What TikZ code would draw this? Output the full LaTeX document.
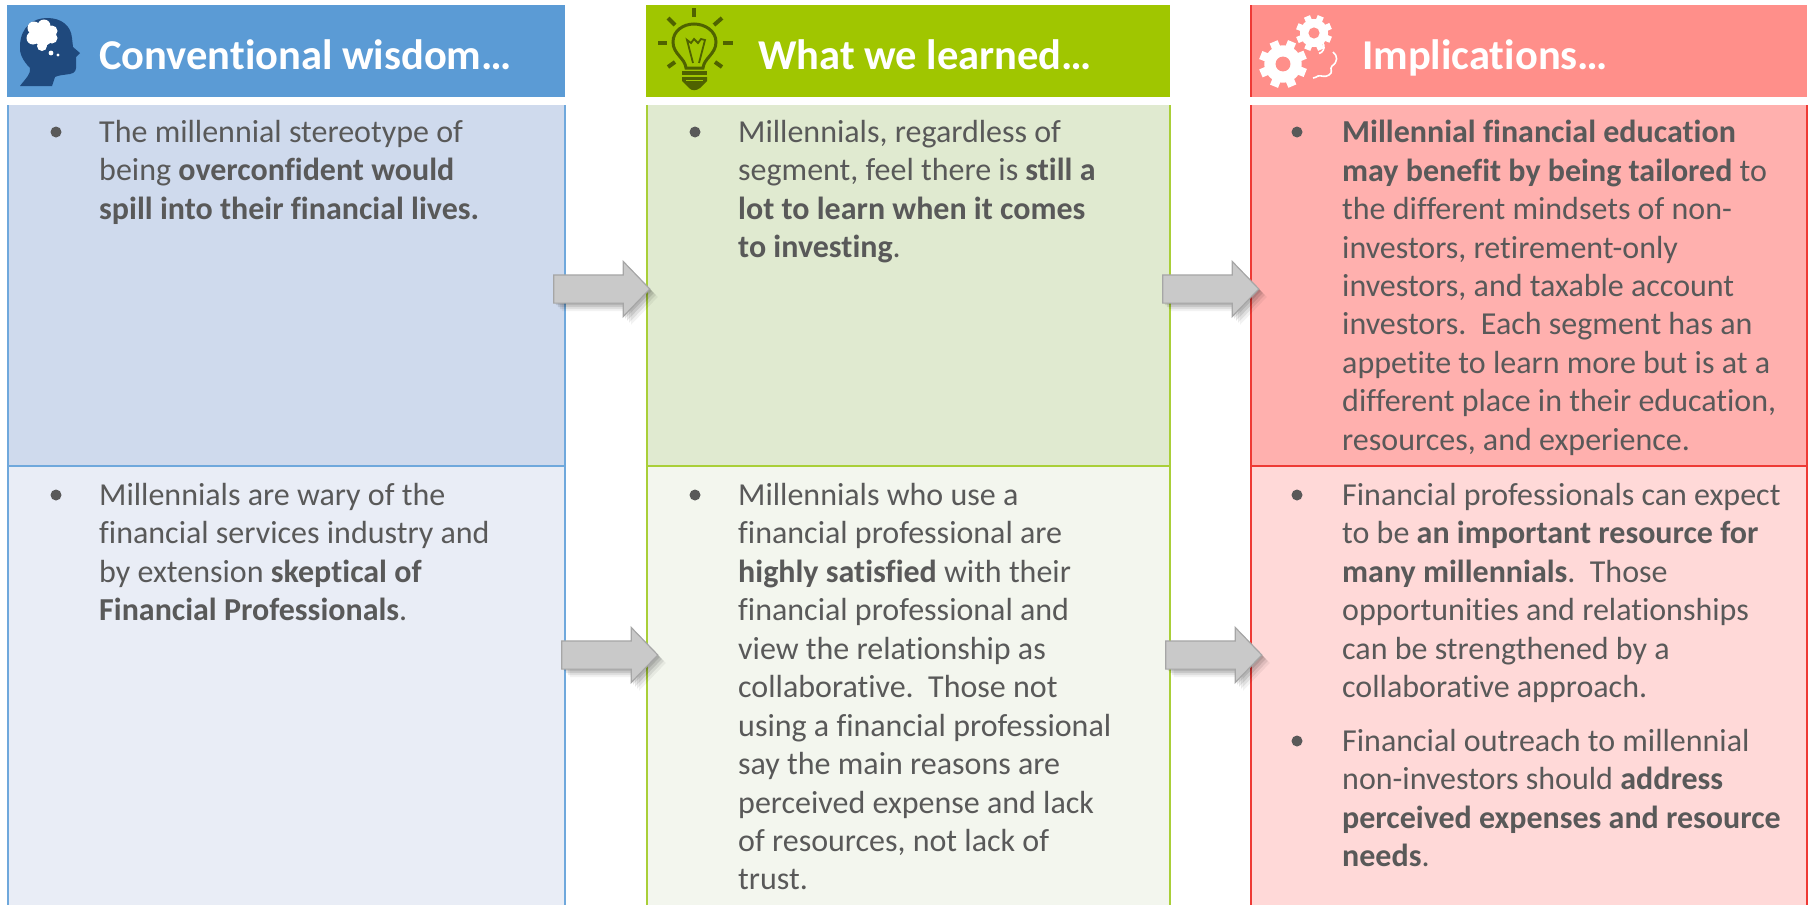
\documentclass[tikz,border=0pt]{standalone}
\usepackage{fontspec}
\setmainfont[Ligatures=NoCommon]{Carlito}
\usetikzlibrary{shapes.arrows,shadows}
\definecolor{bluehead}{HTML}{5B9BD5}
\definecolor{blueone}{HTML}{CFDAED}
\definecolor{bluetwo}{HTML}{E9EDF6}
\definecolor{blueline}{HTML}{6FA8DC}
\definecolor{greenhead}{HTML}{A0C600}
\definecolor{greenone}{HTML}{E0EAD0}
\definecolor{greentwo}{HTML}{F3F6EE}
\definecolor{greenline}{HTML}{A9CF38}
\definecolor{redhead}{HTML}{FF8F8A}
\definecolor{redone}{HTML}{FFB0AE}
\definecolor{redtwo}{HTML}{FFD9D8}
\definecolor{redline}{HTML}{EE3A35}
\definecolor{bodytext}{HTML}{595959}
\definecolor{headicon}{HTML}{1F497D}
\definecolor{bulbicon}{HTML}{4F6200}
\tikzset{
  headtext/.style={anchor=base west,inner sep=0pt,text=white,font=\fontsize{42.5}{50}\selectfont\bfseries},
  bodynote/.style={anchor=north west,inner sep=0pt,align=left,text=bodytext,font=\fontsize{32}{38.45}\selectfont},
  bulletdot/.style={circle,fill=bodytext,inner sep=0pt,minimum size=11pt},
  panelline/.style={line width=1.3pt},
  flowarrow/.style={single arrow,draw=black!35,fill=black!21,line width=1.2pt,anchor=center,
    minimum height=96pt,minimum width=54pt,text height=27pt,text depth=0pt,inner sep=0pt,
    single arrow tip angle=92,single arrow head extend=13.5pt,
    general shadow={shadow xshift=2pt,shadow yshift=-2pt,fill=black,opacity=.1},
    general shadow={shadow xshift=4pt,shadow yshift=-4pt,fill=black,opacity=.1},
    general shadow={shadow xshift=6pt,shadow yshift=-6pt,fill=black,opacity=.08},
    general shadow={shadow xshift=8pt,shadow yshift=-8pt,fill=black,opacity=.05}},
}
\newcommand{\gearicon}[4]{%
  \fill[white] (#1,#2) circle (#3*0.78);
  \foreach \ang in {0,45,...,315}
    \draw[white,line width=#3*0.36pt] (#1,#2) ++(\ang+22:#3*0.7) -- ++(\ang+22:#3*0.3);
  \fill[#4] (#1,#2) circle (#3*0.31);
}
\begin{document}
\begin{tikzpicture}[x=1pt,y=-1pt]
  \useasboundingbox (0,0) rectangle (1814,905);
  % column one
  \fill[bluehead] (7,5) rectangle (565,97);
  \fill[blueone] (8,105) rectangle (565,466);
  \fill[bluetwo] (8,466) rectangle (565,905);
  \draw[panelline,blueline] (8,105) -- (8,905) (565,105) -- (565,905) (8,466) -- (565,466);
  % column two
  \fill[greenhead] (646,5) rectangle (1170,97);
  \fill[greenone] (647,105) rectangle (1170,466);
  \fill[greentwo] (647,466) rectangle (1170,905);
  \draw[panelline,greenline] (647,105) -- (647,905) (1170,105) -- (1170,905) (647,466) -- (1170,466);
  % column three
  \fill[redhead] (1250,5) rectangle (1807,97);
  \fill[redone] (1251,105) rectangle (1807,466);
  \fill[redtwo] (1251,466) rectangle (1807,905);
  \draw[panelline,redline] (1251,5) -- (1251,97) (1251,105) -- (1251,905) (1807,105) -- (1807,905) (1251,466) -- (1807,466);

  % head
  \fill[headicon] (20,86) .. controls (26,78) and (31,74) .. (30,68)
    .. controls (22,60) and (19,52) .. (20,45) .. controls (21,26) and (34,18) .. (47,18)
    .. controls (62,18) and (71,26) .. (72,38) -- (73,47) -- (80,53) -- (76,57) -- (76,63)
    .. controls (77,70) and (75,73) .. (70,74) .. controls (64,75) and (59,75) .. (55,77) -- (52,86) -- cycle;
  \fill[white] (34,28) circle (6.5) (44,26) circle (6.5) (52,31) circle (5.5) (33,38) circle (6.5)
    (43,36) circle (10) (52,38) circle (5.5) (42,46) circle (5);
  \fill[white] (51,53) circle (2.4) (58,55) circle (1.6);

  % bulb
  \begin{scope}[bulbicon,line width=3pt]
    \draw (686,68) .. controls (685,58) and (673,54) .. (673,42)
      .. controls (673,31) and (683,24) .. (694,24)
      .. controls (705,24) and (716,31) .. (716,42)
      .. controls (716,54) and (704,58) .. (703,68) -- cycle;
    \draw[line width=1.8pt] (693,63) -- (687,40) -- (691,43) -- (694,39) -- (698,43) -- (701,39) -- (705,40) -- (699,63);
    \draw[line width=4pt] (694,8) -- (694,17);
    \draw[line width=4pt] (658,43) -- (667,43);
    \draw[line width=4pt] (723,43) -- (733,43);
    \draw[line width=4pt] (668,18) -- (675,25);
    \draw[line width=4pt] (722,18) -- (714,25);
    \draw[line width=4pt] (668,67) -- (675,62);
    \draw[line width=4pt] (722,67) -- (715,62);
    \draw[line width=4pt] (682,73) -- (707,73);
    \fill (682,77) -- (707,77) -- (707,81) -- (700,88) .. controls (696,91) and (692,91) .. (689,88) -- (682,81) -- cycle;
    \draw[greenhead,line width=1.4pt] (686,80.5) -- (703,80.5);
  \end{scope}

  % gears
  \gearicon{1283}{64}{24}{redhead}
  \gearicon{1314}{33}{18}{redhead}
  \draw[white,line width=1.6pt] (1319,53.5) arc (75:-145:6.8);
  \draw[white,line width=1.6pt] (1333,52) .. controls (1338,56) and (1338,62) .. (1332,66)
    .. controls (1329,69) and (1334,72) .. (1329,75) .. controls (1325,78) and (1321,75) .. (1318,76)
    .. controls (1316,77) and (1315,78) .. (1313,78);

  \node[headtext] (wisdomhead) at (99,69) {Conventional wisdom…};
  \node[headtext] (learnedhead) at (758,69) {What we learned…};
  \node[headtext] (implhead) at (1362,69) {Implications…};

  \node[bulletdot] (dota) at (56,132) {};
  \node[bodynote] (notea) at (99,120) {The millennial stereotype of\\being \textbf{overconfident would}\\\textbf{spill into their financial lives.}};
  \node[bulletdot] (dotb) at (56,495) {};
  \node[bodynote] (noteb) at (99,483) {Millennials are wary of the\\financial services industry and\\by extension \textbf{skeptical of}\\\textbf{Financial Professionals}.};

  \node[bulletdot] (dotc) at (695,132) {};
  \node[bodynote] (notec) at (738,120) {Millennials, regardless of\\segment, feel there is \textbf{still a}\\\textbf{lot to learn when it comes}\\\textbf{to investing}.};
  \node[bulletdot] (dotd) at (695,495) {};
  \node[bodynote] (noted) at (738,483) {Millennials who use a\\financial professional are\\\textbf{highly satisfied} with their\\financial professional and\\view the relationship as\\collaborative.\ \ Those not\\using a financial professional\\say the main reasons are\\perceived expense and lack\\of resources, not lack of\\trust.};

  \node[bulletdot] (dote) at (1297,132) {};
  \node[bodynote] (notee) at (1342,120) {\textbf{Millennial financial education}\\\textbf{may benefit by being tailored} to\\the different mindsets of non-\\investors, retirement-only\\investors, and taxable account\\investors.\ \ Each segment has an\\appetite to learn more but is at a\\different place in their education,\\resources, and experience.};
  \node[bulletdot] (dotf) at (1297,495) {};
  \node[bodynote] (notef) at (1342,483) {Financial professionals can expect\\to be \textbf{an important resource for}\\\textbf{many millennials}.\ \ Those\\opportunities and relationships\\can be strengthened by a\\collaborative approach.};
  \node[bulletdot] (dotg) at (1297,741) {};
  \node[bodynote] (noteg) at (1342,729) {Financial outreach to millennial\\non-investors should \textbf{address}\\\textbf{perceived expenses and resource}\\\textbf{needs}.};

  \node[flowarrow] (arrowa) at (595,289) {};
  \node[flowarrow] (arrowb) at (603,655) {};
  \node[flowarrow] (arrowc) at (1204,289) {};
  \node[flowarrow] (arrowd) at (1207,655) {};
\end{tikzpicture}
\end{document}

========

#### [Given instruction]
From the listing above, pick out each line where the word "What" appears.

#### [Task solution]
What TikZ code would draw this? Output the full LaTeX document.
  \node[headtext] (learnedhead) at (758,69) {What we learned…};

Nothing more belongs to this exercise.